なお、天才的な経営者であれば、新しい企画の細部を聞くまでもなく、その企画で開発が進んだときにつまづくポイントが想像できます。そこが曖昧だと「ここはどうするん?」という質問に「そ、そこは…」と止まってしまいます。
おそらく無数の企画を自ら考え、提案を受け、開発した結果を見てきた経験があるからできるのでしょうが、開発前にコストをかけずに判断できるわけだから理想的ですよね。
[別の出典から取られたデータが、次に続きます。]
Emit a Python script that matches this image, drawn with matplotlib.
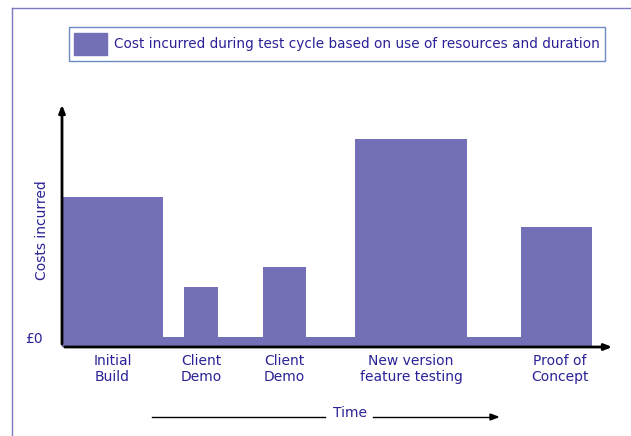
import numpy as np
import matplotlib.pyplot as plt
from matplotlib.patches import Patch

# segments along the time axis: start, width, cost (arbitrary units)
seg_start = [0, 101, 122, 156, 201, 244, 293, 405, 459]
seg_width = [101, 21, 34, 45, 43, 49, 112, 54, 71]
seg_cost = [150, 10, 60, 10, 80, 10, 208, 10, 120]

phase_labels = ["Initial\nBuild", "Client\nDemo", "Client\nDemo",
                "New version\nfeature testing", "Proof of\nConcept"]
phase_idx = [0, 2, 4, 6, 8]

bar_col = "#7470b8"
txt_col = "#2a2296"
legend_txt = "Cost incurred during test cycle based on use of resources and duration"

W, H = 631, 436
fig = plt.figure(figsize=(W / 100, H / 100), dpi=100)
ax = fig.add_axes([62 / W, (H - 347) / H, (615 - 62) / W, (347 - 102) / H])

ax.bar(seg_start, seg_cost, width=seg_width, align="edge", color=bar_col,
       linewidth=0, label=legend_txt)
ax.set_xlim(0, 553)
ax.set_ylim(0, 245)

for s in ax.spines.values():
    s.set_visible(False)
ax.set_yticks([])
centers = [seg_start[i] + seg_width[i] / 2 for i in phase_idx]
centers[-1] += 3
ax.set_xticks(centers)
ax.set_xticklabels(phase_labels, color=txt_col, fontsize=10, linespacing=1.15)
ax.tick_params(axis="x", length=0, pad=5)

# axis arrows
arr = dict(arrowstyle="-|>,head_length=0.45,head_width=0.18", color="black", lw=2)
ax.annotate("", xy=(0, 1), xytext=(0, 0), xycoords="axes fraction", arrowprops=arr)
ax.annotate("", xy=(1, 0), xytext=(0, 0), xycoords="axes fraction", arrowprops=arr)

fig.text(25 / W, 1 - 339 / H, "£0", color=txt_col, fontsize=10, va="center")
fig.text(42 / W, 1 - 230 / H, "Costs incurred", color=txt_col, fontsize=10,
         rotation=90, ha="center", va="center")

# time arrow under the chart
fig.text(350 / W, 1 - 413 / H, "Time", color=txt_col, fontsize=10, ha="center", va="center")
fig.add_artist(plt.Line2D([152 / W, 325 / W], [1 - 417 / H] * 2, color="black", lw=1))
fig.add_artist(plt.Line2D([373 / W, 490 / W], [1 - 417 / H] * 2, color="black", lw=1))
fig.patches.append(plt.Polygon([[490 / W, 1 - 414 / H], [498 / W, 1 - 417 / H],
                                [490 / W, 1 - 420 / H]], closed=True, color="black",
                               transform=fig.transFigure, figure=fig))

# page frame lines
fig.add_artist(plt.Line2D([12 / W, 12 / W], [0, 1 - 8 / H], color="#7c78c0", lw=1))
fig.add_artist(plt.Line2D([12 / W, 1], [1 - 8 / H] * 2, color="#7c78c0", lw=1))

leg = ax.legend(handles=[Patch(color=bar_col, label=legend_txt)],
                loc="center", bbox_to_anchor=(337 / W, 1 - 44 / H),
                bbox_transform=fig.transFigure, fontsize=9.8, frameon=True,
                fancybox=False, handlelength=2.45, handleheight=2.18,
                handletextpad=0.5, borderpad=0.4, borderaxespad=0)
leg.get_frame().set_edgecolor("#4a6db5")
leg.get_frame().set_linewidth(1)
for t in leg.get_texts():
    t.set_color(txt_col)

fig.savefig("out.png", dpi=100)
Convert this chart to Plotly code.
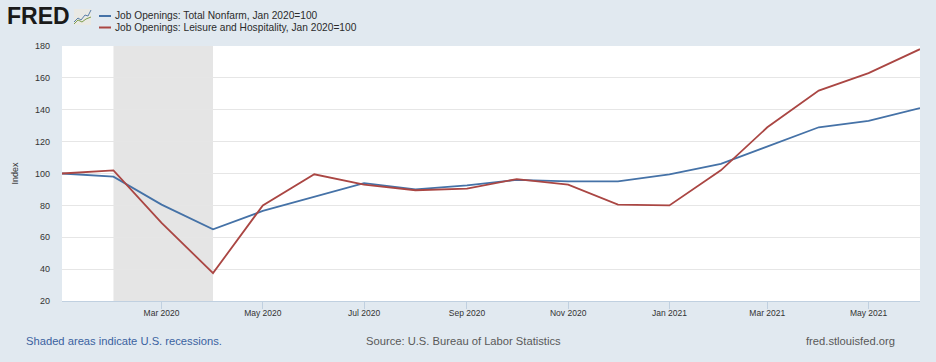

各社、そういう天才的な経営者がいるかどうかは判りませんが、可能性があるものにはコストをかけてチャレンジさせてみる。想定したレベルに達しなければ止める勇気も持つ。そして可能性ある・なしの判断力を磨いて、適切に評価できるようになれば良いと思います。
最後に
日本には非常に優れたアイディア、技術、能力を持ったゲーム開発者がたくさんいます。しかし、中国やその他の国も優れた人がどんどん増えています。
優れた開発者がいる環境をもう少し活かして、業界全体がさらに一歩先をいける、そして画期的なゲームを生み出す方法はないか、その解決策の一つが、ゲームの評価能力を磨くことと考えました。
もうひとつの解決策として考えているのがインディーゲームになりますが、それはまたの機会にて。